At another place we saw a concentration of game that was simply unbelievable. There were gazelles, wildebeests, zebras, and hartebeasts by the thousands right up to the side of the road, and as far as you could see. With the binoculars, one could see animals right up to the horizon. To see this sight was worth the cost.

Other animals we saw included several jackals, several bat-eared foxes, about six topis, 2 wart hogs. Burt saw a shrew on the grounds at the Lodge and I saw several rabbits.

We also saw some new birds, and here at the lodge, there are many other birds. We were walking out of the grounds when it started to rain, and were coming back anyway, but the manager called us, and said we were in mortal danger. "There are lions about." he warned us.

Monday, February 10, 1964

We were told we might hear lions at night, and Burt and I each thought we heard some, but neither one of us heard what the other heard, so we don't know. The lodge here was much better than we expected. We had our own toilet and wash basin, but would have had to go out for a shower. I don't suppose they would want someone to go wandering around at night, so the toilet is inside.

A houseboy brought us some hot water last night for "tea", which in our case was some good hot instant coffee with Coffeemate. Then he warmed up our can of wieners and beans. Some groceries were available at the camp, but we had enough to eat. This morning all we had was some more coffee and some oranges.

We left the camp at about 7:45 and were back at Ngorongoro Lodge by 12:35. The entire round trip was just 197 miles. We drove slowly in the park to see the animals, and after we left the park boundary we had to drive slowly because the road was so bad. However the driver said in a few months anybody can drive an American car over this road. The real problem is the fords in rainy weather. It is really amazing where the Land Rover can go, over gorges practically, and over all kinds of ditches, and heavy slopes. Although the driver usually kept to the road, when he saw something interesting, like a lion, he would leave the road and drive over the ground.

Today we saw a bunch of mongeese on a pile of dirt, and three wild dogs to add to our list for this location. We also saw a group of seven lions, five females and two young ones. A while later we saw a female - I think pregnant -lying less than a quarter mile from where some men were working on the road. Soon after that we saw two more females, making a total of ten lions today.

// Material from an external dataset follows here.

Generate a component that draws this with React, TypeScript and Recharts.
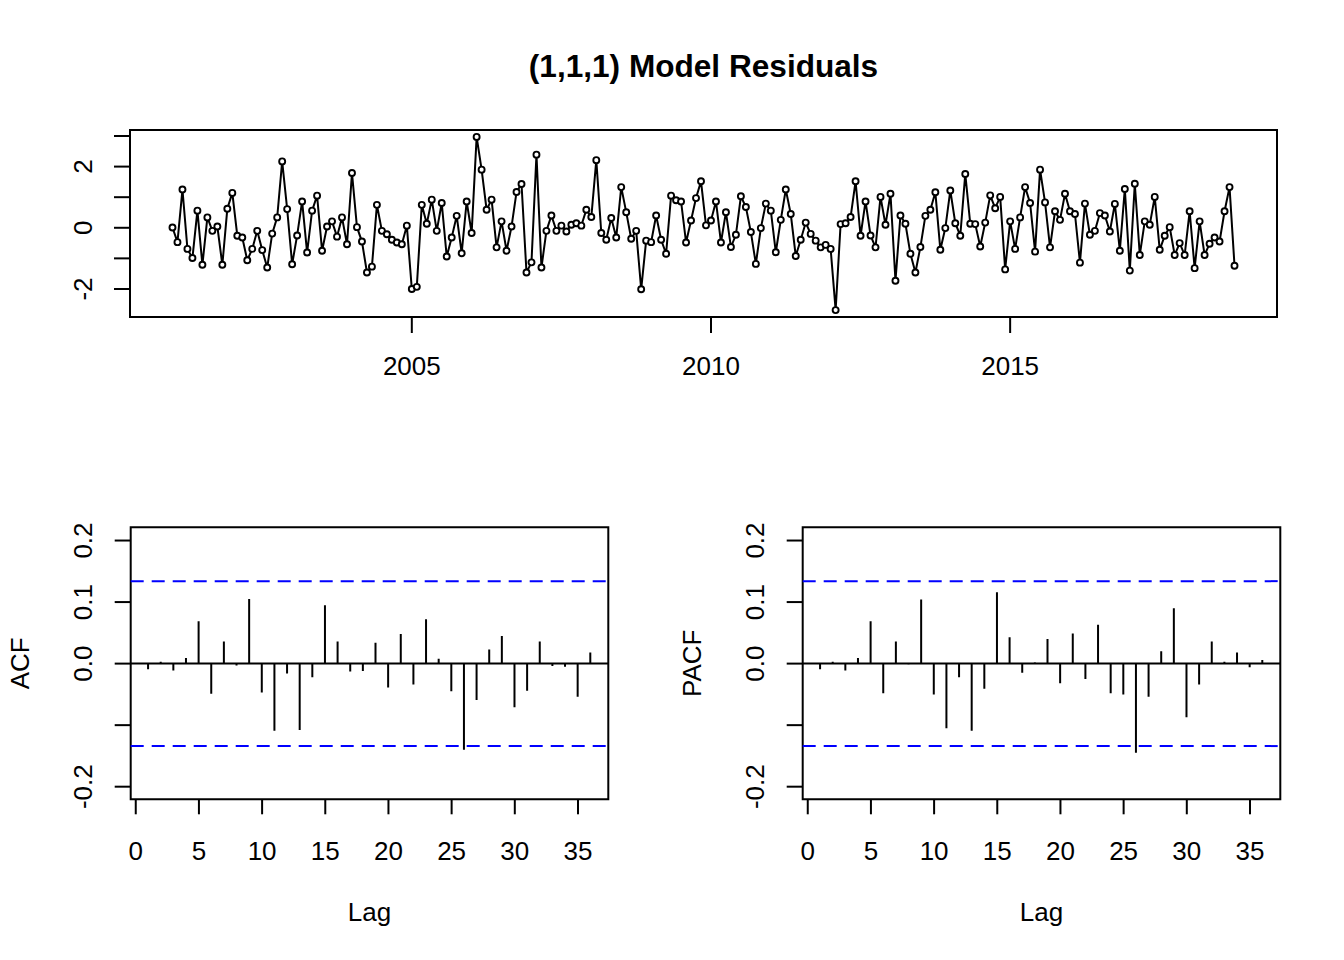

We saw again, and it seemed like more than yesterday, the herds and herds of gnus, zebras, and gazelles. The number of gnus is just fantastic. They were pretty much crowded into one fairly small area where there were thousands, but beyond this one could see scattered groups out over the plains for miles and miles. Only a few zebras were mixed with the gnus, but farther out we saw more zebras, in smaller groups, but also spread out for many miles. With these, and then continuing beyond the park boundaries were the gazelles, mostly the Thompson's; these, too, were vaguely visible out over the plains for miles. Saw only one giraffe and no elephants, but were told people coming in to Ngorongoro Lodge had seen some on the road coming in. We did see one dik-dik, some topis, and some hartebeests.

Soon after lunch we were on our way to Arusha.